According to the latest figures, around 32,345 asylum seekers are currently being housed in roughly 210 hotels across the country. And the cost of doing that is skyrocketing. Back in 2020, it cost about £17,000 a year to house each asylum seeker. Today, it’s £41,000 per person, per year.

To put that in perspective, the average UK salary is £38,224. The typical worker pays around £8,081 in income tax and National Insurance. That means it takes the full tax contribution of over half a million people just to cover the annual cost of housing migrants. It’s a number that overshadows the populations of major UK cities like Nottingham, Sheffield, and Leeds.

It’s also more than the combined tax contributions of every mechanic and HGV driver in the country.

The £4.7 billion spent in 2023–2024 is made up of £3.1 billion on accommodation, with the rest going toward grants for local councils, operations of sites like the Bibby Stockholm barge in Dorset, and a £49-a-week subsistence allowance for migrants.

That figure is up from £3.6 billion spent the previous year.

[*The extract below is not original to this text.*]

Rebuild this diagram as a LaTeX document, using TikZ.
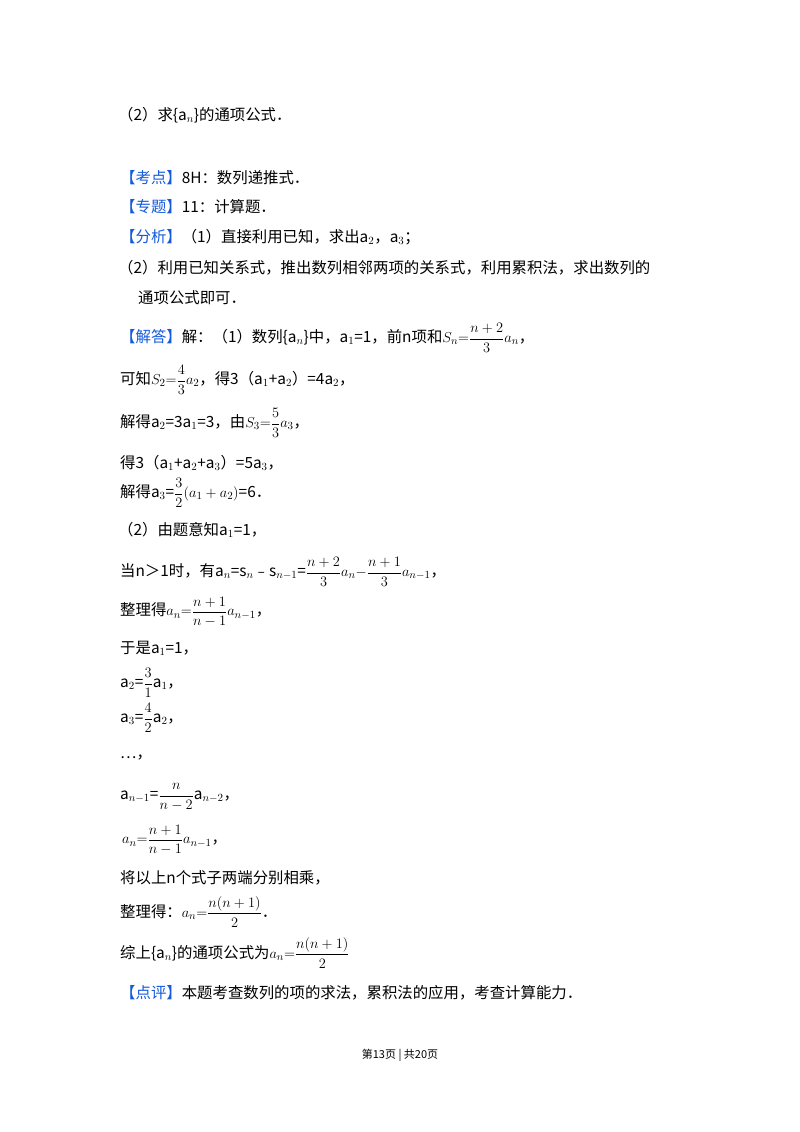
\documentclass[tikz,border=0pt]{standalone}
\usepackage{amsmath}
\usepackage{fontspec}
\setmainfont{Noto Sans CJK SC}
\definecolor{kblue}{RGB}{20,90,220}
\tikzset{ln/.style={anchor=west,inner sep=0pt,font=\fontsize{15.4}{18}\selectfont},
 tag/.style={text=kblue}}
\newcommand{\bt}[1]{\textcolor{kblue}{【#1】}}
\newcommand{\va}[1]{a$_{#1}$}
\begin{document}
\begin{tikzpicture}[x=1pt,y=-1pt]
\fill[white] (0,0) rectangle (800,1132);
\node[ln] (l1) at (118,115) {（2）求\{\va{n}\}的通项公式．};
\node[ln] (l2) at (120,178) {\bt{考点}8H：数列递推式．};
\node[ln] (l3) at (120,207) {\bt{专题}11：计算题．};
\node[ln] (l4) at (120,237) {\bt{分析}（1）直接利用已知，求出\va{2}，\va{3}；};
\node[ln] (l5) at (118,268) {（2）利用已知关系式，推出数列相邻两项的关系式，利用累积法，求出数列的};
\node[ln] (l6) at (138,298) {通项公式即可．};
\node[ln] (l7) at (120,338) {\bt{解答}解：（1）数列\{\va{n}\}中，\va{1}=1，前n项和$S_n{=}\dfrac{n+2}{3}a_n$，};
\node[ln] (l8) at (120,380) {可知$S_2{=}\dfrac{4}{3}a_2$，得3（\va{1}+\va{2}）=4\va{2}，};
\node[ln] (l9) at (120,423) {解得\va{2}=3\va{1}=3，由$S_3{=}\dfrac{5}{3}a_3$，};
\node[ln] (l10) at (120,463) {得3（\va{1}+\va{2}+\va{3}）=5\va{3}，};
\node[ln] (l11) at (120,493) {解得\va{3}=$\dfrac{3}{2}(a_1+a_2)$=6．};
\node[ln] (l12) at (118,530) {（2）由题意知\va{1}=1，};
\node[ln] (l13) at (120,572) {当n＞1时，有\va{n}=s$_n$﹣s$_{n-1}$=$\dfrac{n+2}{3}a_n{-}\dfrac{n+1}{3}a_{n-1}$，};
\node[ln] (l14) at (120,612) {整理得$a_n{=}\dfrac{n+1}{n-1}a_{n-1}$，};
\node[ln] (l15) at (120,648) {于是\va{1}=1，};
\node[ln] (l16) at (120,683) {\va{2}=$\dfrac{3}{1}$\va{1}，};
\node[ln] (l17) at (120,718) {\va{3}=$\dfrac{4}{2}$\va{2}，};
\node[ln] (l18) at (120,758) {…，};
\node[ln] (l19) at (120,797) {\va{n-1}=$\dfrac{n}{n-2}$\va{n-2}，};
\node[ln] (l20) at (122,840) {$a_n{=}\dfrac{n+1}{n-1}a_{n-1}$，};
\node[ln] (l21) at (120,878) {将以上n个式子两端分别相乘，};
\node[ln] (l22) at (120,912) {整理得：$a_n{=}\dfrac{n(n+1)}{2}$．};
\node[ln] (l23) at (120,953) {综上\{\va{n}\}的通项公式为$a_n{=}\dfrac{n(n+1)}{2}$};
\node[ln] (l24) at (120,993) {\bt{点评}本题考查数列的项的求法，累积法的应用，考查计算能力．};
\node[anchor=center,inner sep=0pt,font=\fontsize{11}{13}\selectfont] (ft) at (400,1055) {第13页 | 共20页};
\end{tikzpicture}
\end{document}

So not only is the situation expensive—it’s getting more costly by the year.

Meanwhile, illegal migrant crossings are on the rise. So far in 2025, nearly 15,000 people have made their way across the Channel to Dover—a 42 percent increase from the same time last year.

This comes despite the UK handing over £480 million in taxpayer money to French authorities to help stop the crossings. But the numbers suggest those efforts are falling short.

As the debate over immigration and asylum policy heats up, numbers like these are likely to become even more central to the political conversation—especially for taxpayers wondering exactly where their money is going.